En todo eso andaba mi espíritu cuando me choqué con los 123 minutos que filmó Stephen Daldry basados en la novela de Bernhard Schlink, “El lector”, nominada a varios premios Oscar, de los que sólo obtuvo el de Mejor Actriz, muy merecido por Kate Winslet. La película cuenta con los trabajos actorales de Ralph Fiennes, David Kross, Lena Olin y Bruno Ganz.

De una gran belleza fílmica, como sus anteriores “Billy Elliot” y “Las horas”; “El lector” -“The reader”, afortunada elección para la versión en castellano- Daldry combina con inteligencia temas personales y sociales profundos.

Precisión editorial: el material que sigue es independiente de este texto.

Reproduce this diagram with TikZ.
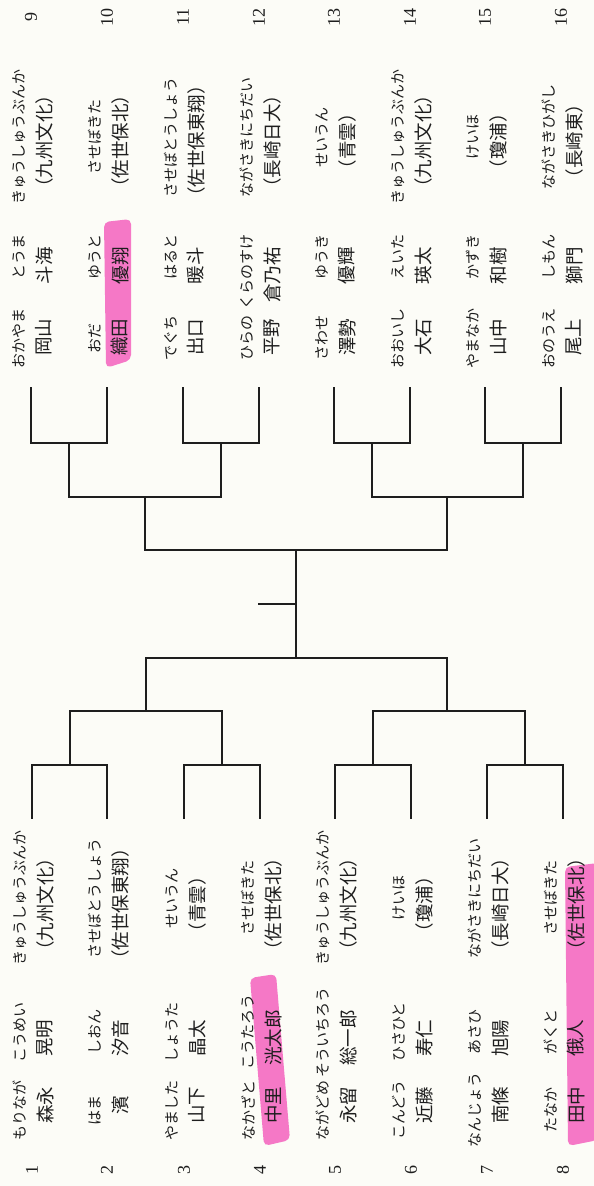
\documentclass[tikz,border=0pt]{standalone}
\usepackage{fontspec}
\newfontfamily\jp{Noto Sans CJK JP}
\newfontfamily\numf{Liberation Serif}
\definecolor{ink}{RGB}{30,30,30}
\definecolor{paper}{RGB}{252,252,247}
\definecolor{hlpink}{RGB}{245,120,198}
\tikzset{
  kana/.style={rotate=90, inner sep=0pt, text=ink, font=\jp\fontsize{15bp}{16bp}\selectfont},
  kanji/.style={rotate=90, inner sep=0pt, text=ink, font=\jp\fontsize{18.5bp}{19bp}\selectfont},
  numlabel/.style={rotate=90, inner sep=0pt, text=ink, font=\numf\fontsize{18bp}{19bp}\selectfont},
  br/.style={draw=ink, line width=2.3bp, line cap=rect},
  hl/.style={fill=hlpink, rounded corners=5bp}
}
% top entries: id, leaf x, kana family, kana given, kanji family, kanji given, school kana, school kanji
\newcommand\topentry[8]{%
  \node[kana] (k#1f) at (#2-12,338) {#3};
  \node[kana,anchor=east] (k#1g) at (#2-12,234) {#4};
  \node[kanji] (j#1f) at (#2+13,337) {#5};
  \node[kanji,anchor=east] (j#1g) at (#2+13,247) {#6};
  \node[kana] (s#1k) at (#2-12,137) {#7};
  \node[kanji] (s#1j) at (#2+13,141) {#8};
  \node[numlabel] (n#1) at (#2,17) {#1};
  \coordinate (L#1) at (#2,388);
}
\newcommand\botentry[8]{%
  \node[kana] (k#1f) at (#2-12,1110) {#3};
  \node[kana] (k#1g) at (#2-12,1032) {#4};
  \node[kanji] (j#1f) at (#2+13,1105) {#5};
  \node[kanji] (j#1g) at (#2+13,1038) {#6};
  \node[kana] (s#1k) at (#2-12,898) {#7};
  \node[kanji] (s#1j) at (#2+13,904) {#8};
  \node[numlabel] (n#1) at (#2,1170) {#1};
  \coordinate (M#1) at (#2,818);
}
\begin{document}
\begin{tikzpicture}[x=1bp,y=-1bp]
\fill[paper] (0,0) rectangle (594,1186);
\useasboundingbox (0,0) rectangle (594,1186);

% highlighter strokes
\fill[hl] (104,222) -- (131,219) -- (131,360) -- (106,368) -- cycle;
\fill[hl] (250,978) -- (276,974) -- (290,1140) -- (264,1146) -- cycle;
\fill[hl] (565,867) -- (598,863) -- (598,1140) -- (568,1146) -- cycle;

% entries 9-16 (top)
\topentry{9}{31}{おかやま}{とうま}{岡山}{斗海}{きゅうしゅうぶんか}{（九州文化）}
\topentry{10}{107}{おだ}{ゆうと}{織田}{優翔}{させぼきた}{（佐世保北）}
\topentry{11}{183}{でぐち}{はると}{出口}{暖斗}{させぼとうしょう}{（佐世保東翔）}
\topentry{12}{259}{ひらの}{くらのすけ}{平野}{倉乃祐}{ながさきにちだい}{（長崎日大）}
\topentry{13}{334}{さわせ}{ゆうき}{澤勢}{優輝}{せいうん}{（青雲）}
\topentry{14}{410}{おおいし}{えいた}{大石}{瑛太}{きゅうしゅうぶんか}{（九州文化）}
\topentry{15}{485}{やまなか}{かずき}{山中}{和樹}{けいほ}{（瓊浦）}
\topentry{16}{561}{おのうえ}{しもん}{尾上}{獅門}{ながさきひがし}{（長崎東）}

% entries 1-8 (bottom)
\botentry{1}{32}{もりなが}{こうめい}{森永}{晃明}{きゅうしゅうぶんか}{（九州文化）}
\botentry{2}{107}{はま}{しおん}{濱}{汐音}{させぼとうしょう}{（佐世保東翔）}
\botentry{3}{184}{やました}{しょうた}{山下}{晶太}{せいうん}{（青雲）}
\botentry{4}{260}{なかざと}{こうたろう}{中里}{洸太郎}{させぼきた}{（佐世保北）}
\botentry{5}{335}{ながどめ}{そういちろう}{永留}{総一郎}{きゅうしゅうぶんか}{（九州文化）}
\botentry{6}{411}{こんどう}{ひさひと}{近藤}{寿仁}{けいほ}{（瓊浦）}
\botentry{7}{487}{なんじょう}{あさひ}{南條}{旭陽}{ながさきにちだい}{（長崎日大）}
\botentry{8}{563}{たなか}{がくと}{田中}{俄人}{させぼきた}{（佐世保北）}

% junction coordinates
\coordinate (A1) at (69,443);  \coordinate (A2) at (221,443);
\coordinate (A3) at (372,443); \coordinate (A4) at (523,443);
\coordinate (B1) at (145,497); \coordinate (B2) at (447,497);
\coordinate (C)  at (296,550);
\coordinate (E1) at (70,765);  \coordinate (E2) at (222,765);
\coordinate (E3) at (373,765); \coordinate (E4) at (525,765);
\coordinate (F1) at (146,711); \coordinate (F2) at (447,711);
\coordinate (D)  at (296,658);
\coordinate (T)  at (259,604); \coordinate (Tc) at (296,604);

% top bracket
\draw[br] (L9) |- (A1) -| (L10);
\draw[br] (L11) |- (A2) -| (L12);
\draw[br] (L13) |- (A3) -| (L14);
\draw[br] (L15) |- (A4) -| (L16);
\draw[br] (A1) |- (B1) -| (A2);
\draw[br] (A3) |- (B2) -| (A4);
\draw[br] (B1) |- (C) -| (B2);
% bottom bracket
\draw[br] (M1) |- (E1) -| (M2);
\draw[br] (M3) |- (E2) -| (M4);
\draw[br] (M5) |- (E3) -| (M6);
\draw[br] (M7) |- (E4) -| (M8);
\draw[br] (E1) |- (F1) -| (E2);
\draw[br] (E3) |- (F2) -| (E4);
\draw[br] (F1) |- (D) -| (F2);
% final
\draw[br] (C) -- (D);
\draw[br] (T) -- (Tc);
\end{tikzpicture}
\end{document}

El amor, lo que creemos que es el amor como construcción social, con su cuota de enamoramiento, de despertar sexual, de abuso de un menor, de rituales y fijaciones; se combinan en el film con el horror del nazismo, buscando una respuesta a cómo y por qué seres humanos son capaces de aberraciones inenarrables; y una explicación a cómo una sociedad puede aceptar esos hechos que no puede siquiera nombrar.

La vida del adolescente que despertó al sexo con una mujer que le doblaba la edad y había sido guardia de campo de concentración nazi; el efecto que esa mujer tuvo en la vida de este hombre y el silencio personal y social de una Alemania dividida por esa guerra de mediados del siglo XX; la ignorancia, la literatura como vía de conocimiento, la parodia de justicia que ofrecen las sociedades son los temas que Daldry analiza en su película: una reflexión sobre la vida y la realidad que sobrecoge por su humanismo, su inteligencia y su intensidad.